Her parents had moved from Georgia and South Carolina to New Jersey in the hope of protecting their children from the Jim Crow south. In some ways, they were successful. Barbara’s mother often told her that she was grateful that Barbara had not personally felt the brunt of the racial hatred experienced by her parents in the south.

Barbara and her brothers and sisters attended integrated schools.

One brother became the first Black vice president of a bank in his city; another was an engineer. A third was the director of a college in Texas, and a fourth, a respected Baptist minister.

A year after the March on Washington, Congress enacted The Civil Rights Act of 1964. It ended segregation in public places and banned employment discrimination on the basis of race, color, religion, sex or national origin.

It is considered one of the crowning legislative achievements of the civil rights movement.

Today, Barbara proudly acknowledges that she is part of the civil rights movement that led to that landmark reform and continues today as the blight of racial inequality persists.

After Peter, Paul and Mary’s performance at the march 59 years ago, Mary Travers said: “It is so easy today to not see the things that are happening around you because you’re too busy, because you’re doing something else.
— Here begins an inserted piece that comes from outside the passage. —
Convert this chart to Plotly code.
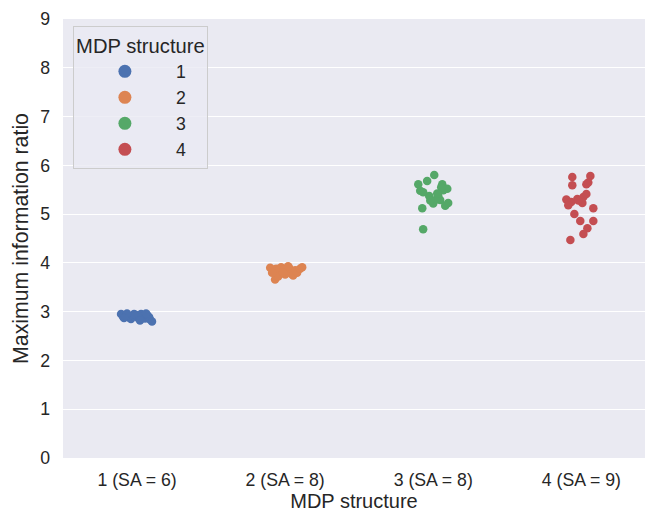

“But . . . we do not have freedom as a gift. It’s not given to us as a God-given right. It’s something that you must take, and you must fight for, and you must preserve this liberty. And that’s what the song (“Blowin’ in the Wind”) speaks of. Of listening, and watching, and being careful not to lose this liberty.”

Her words ring true today.

Two months before the March on Washington, President John F. Kennedy met with civil rights leaders to express his fear that the event would end in violence. Kennedy told or- ganizers that the march was "ill-timed," but Dr. Martin Luther King Jr. and the other civil rights leaders insisted it should go forward.